Task
Check every line of the entries for "chart", and copy the lines that hold it.

Record extracts
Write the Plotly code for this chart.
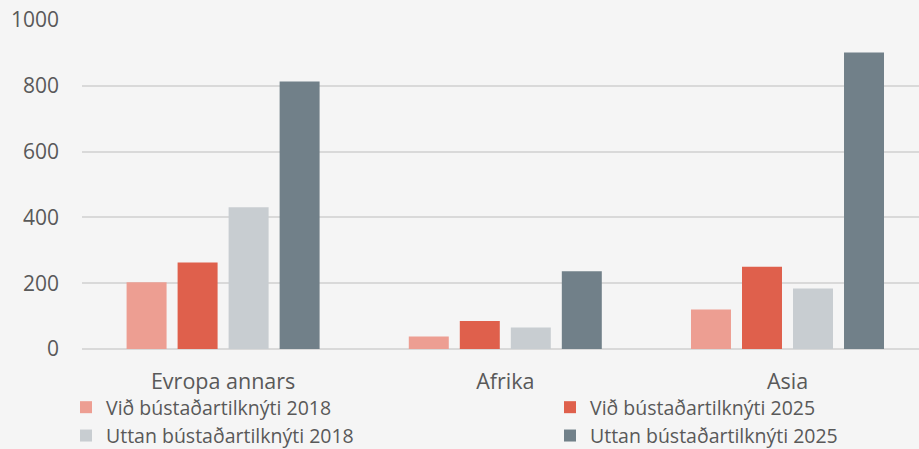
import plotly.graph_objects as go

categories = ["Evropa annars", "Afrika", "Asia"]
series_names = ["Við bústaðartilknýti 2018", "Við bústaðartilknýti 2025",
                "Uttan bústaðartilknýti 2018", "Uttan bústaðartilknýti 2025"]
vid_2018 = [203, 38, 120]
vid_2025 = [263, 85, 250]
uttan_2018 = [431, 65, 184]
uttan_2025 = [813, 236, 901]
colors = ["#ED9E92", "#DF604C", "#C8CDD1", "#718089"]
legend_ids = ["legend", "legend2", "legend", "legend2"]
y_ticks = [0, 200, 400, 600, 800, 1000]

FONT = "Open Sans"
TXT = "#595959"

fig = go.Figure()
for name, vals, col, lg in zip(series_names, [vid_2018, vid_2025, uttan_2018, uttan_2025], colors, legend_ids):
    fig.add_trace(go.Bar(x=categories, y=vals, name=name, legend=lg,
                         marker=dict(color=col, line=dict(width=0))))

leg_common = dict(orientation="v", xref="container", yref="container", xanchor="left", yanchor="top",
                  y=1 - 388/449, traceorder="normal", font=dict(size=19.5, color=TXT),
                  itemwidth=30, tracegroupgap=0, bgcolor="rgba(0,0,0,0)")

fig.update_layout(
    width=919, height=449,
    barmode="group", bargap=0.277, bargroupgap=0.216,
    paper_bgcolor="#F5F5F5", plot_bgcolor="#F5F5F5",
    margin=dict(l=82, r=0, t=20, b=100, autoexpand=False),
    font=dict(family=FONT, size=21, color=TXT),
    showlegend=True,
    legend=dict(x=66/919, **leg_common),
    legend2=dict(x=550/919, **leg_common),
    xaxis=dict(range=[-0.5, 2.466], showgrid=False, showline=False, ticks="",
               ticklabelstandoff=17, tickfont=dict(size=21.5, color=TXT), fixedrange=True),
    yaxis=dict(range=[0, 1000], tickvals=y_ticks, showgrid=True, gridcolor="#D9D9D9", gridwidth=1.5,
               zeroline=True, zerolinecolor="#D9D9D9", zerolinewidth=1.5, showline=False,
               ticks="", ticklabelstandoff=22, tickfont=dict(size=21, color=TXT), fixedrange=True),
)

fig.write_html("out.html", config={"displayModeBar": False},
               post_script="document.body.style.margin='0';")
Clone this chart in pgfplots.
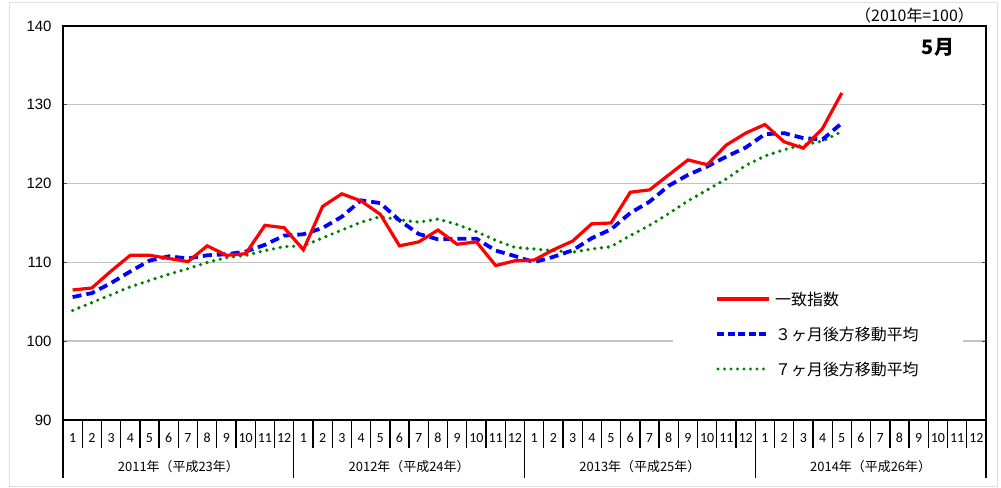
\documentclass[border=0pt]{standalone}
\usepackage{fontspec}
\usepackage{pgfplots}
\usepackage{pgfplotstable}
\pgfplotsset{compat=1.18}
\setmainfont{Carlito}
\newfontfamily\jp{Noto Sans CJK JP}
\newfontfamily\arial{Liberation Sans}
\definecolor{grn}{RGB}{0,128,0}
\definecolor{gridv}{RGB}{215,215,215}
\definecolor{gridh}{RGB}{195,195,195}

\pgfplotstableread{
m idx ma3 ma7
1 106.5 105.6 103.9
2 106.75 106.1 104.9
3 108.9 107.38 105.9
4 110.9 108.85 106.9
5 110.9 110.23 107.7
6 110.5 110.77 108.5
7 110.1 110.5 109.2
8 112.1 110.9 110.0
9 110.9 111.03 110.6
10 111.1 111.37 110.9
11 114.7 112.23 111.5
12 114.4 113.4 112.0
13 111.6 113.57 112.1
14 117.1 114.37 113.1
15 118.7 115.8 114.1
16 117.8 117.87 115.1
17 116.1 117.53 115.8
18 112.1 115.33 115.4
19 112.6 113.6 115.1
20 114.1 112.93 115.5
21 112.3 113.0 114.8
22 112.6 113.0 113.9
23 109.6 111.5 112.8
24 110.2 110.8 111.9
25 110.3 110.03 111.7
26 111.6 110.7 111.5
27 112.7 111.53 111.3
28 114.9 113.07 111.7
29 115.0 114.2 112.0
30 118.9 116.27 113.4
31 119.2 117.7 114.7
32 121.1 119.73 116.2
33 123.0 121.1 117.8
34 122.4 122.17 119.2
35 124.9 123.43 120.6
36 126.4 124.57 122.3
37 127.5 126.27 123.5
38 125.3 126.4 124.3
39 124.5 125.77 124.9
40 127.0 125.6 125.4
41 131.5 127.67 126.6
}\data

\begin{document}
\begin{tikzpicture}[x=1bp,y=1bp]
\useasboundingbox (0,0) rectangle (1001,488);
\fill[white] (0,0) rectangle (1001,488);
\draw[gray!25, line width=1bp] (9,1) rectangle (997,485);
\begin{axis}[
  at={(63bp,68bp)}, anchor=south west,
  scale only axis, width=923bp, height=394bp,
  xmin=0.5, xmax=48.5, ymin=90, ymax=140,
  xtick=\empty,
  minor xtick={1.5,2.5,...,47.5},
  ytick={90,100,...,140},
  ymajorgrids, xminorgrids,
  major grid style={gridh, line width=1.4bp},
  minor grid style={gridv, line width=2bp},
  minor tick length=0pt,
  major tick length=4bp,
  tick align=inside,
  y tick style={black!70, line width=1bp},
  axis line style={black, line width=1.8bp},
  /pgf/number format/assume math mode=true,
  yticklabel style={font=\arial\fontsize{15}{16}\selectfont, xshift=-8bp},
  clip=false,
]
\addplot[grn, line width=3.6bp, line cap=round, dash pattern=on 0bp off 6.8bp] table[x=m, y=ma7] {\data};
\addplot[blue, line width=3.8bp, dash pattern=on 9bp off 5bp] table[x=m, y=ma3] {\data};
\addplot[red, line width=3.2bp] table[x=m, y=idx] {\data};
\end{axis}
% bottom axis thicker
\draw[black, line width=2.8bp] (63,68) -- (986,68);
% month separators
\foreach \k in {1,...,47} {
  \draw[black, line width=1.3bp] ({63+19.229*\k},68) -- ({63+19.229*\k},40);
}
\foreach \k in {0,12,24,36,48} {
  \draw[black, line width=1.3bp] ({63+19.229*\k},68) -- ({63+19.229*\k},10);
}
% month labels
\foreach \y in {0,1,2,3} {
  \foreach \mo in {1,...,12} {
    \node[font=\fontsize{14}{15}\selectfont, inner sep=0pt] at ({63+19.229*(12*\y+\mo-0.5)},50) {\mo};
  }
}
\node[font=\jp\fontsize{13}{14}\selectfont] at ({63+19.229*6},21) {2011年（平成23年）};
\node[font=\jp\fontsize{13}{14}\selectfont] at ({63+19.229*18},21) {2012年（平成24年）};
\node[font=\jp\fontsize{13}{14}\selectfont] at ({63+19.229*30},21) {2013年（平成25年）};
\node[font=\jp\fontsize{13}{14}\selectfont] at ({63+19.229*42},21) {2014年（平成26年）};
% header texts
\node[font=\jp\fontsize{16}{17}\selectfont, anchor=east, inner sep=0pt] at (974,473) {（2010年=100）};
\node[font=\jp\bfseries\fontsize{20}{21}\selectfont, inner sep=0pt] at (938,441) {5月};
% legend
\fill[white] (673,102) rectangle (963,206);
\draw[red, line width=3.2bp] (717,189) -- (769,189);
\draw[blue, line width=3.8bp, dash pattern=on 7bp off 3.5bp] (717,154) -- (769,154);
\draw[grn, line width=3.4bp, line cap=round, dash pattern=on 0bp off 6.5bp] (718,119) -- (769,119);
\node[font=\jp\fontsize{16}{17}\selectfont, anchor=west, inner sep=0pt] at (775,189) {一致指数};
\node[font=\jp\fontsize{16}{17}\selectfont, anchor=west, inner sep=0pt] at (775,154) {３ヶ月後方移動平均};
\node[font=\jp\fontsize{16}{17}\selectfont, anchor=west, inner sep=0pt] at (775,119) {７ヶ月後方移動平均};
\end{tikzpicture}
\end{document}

Task result
Write the Plotly code for this chart.
Clone this chart in pgfplots.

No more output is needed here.